Copy every line from the data below in which the string "this" can be found.

Extracted material.
_ _ _ _ _ _ _
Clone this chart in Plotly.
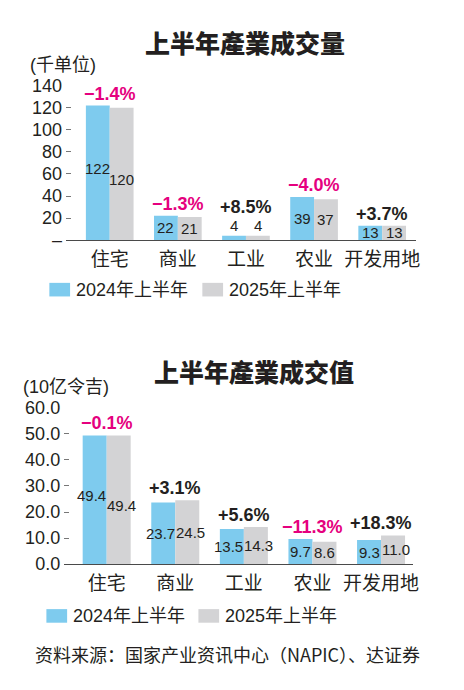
_ _ _ _ _ _ _
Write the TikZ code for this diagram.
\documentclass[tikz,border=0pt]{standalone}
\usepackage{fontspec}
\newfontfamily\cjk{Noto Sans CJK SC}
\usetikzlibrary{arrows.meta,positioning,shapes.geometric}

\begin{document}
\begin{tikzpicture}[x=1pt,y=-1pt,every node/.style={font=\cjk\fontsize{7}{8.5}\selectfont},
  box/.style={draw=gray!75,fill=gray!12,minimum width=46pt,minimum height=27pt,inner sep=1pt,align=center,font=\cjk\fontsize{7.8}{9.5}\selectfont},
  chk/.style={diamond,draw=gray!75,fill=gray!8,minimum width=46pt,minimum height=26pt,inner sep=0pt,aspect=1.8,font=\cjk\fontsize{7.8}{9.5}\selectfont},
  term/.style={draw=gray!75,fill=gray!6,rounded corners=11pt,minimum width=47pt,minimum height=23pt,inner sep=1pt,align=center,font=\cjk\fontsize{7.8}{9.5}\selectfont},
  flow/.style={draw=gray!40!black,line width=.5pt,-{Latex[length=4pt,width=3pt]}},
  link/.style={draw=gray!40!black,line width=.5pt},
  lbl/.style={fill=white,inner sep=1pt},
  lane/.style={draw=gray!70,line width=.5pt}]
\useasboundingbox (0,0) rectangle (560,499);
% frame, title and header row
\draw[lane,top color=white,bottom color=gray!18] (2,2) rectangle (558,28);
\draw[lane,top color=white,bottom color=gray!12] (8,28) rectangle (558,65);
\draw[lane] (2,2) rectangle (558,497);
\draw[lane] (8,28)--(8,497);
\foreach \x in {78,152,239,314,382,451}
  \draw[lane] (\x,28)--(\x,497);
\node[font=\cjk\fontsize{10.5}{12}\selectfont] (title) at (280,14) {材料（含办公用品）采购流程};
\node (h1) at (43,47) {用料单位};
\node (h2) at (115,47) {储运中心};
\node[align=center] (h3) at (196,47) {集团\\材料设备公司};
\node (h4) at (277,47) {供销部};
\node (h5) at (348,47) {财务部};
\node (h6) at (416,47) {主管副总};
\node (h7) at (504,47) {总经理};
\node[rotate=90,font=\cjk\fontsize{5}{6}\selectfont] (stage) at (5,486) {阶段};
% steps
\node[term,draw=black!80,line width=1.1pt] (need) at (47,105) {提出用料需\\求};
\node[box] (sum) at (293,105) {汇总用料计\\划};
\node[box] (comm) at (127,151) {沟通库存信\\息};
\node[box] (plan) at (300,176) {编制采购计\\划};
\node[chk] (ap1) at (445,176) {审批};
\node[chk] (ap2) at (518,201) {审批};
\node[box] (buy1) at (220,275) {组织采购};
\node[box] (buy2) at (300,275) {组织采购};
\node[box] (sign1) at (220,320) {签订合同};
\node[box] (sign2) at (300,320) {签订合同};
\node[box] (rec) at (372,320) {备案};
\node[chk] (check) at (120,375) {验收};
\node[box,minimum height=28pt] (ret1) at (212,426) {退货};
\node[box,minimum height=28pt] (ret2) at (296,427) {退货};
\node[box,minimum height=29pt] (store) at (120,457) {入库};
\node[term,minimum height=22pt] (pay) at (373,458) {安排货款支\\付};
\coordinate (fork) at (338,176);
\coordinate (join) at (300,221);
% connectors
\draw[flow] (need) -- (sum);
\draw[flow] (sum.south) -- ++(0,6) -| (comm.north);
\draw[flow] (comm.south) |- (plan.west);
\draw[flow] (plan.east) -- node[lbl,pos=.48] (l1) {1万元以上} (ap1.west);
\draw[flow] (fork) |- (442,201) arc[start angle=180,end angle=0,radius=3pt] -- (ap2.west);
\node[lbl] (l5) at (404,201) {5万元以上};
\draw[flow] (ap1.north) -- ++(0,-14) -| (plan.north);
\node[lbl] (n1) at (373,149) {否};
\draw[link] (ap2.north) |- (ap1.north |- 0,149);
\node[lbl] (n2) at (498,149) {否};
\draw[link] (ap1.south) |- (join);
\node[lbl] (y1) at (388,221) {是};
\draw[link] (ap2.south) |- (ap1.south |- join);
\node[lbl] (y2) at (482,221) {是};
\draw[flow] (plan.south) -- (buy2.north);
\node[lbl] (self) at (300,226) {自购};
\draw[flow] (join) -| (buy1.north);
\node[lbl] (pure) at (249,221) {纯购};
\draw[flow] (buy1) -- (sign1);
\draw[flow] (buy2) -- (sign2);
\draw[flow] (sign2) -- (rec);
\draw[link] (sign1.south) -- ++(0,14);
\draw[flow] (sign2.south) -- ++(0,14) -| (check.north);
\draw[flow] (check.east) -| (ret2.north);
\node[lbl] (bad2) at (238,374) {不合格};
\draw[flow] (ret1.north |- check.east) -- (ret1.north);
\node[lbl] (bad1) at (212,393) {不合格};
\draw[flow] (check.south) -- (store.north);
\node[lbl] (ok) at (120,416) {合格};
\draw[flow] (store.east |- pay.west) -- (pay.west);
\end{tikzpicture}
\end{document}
_ _ _ _ _ _ _
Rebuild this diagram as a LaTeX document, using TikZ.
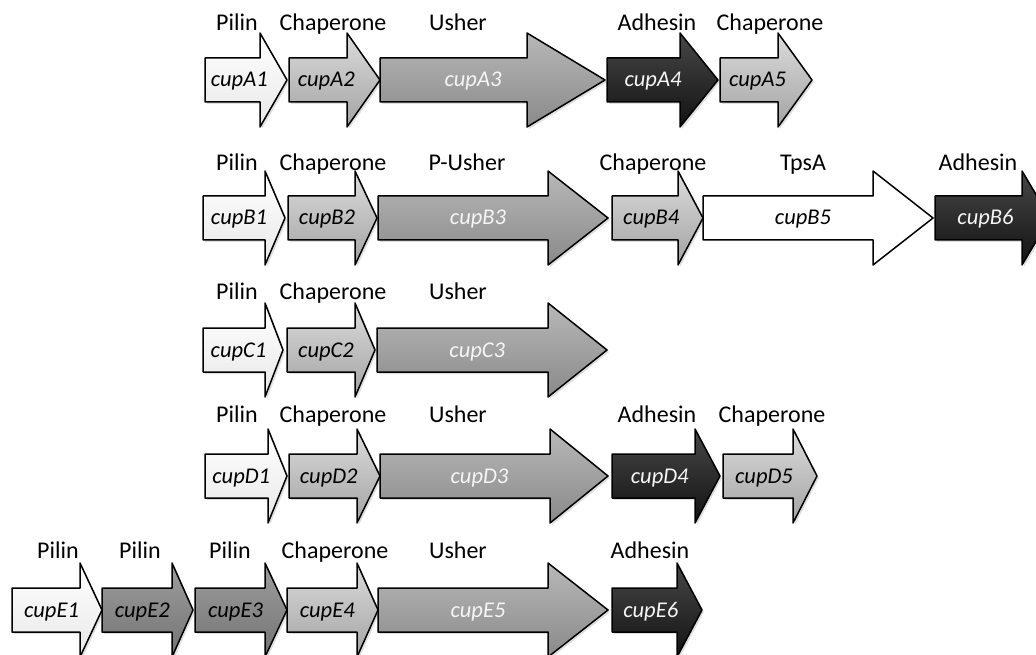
_ _ _ _ _ _ _
Expected output.
Clone this chart in Plotly.
Write the TikZ code for this diagram.
Rebuild this diagram as a LaTeX document, using TikZ.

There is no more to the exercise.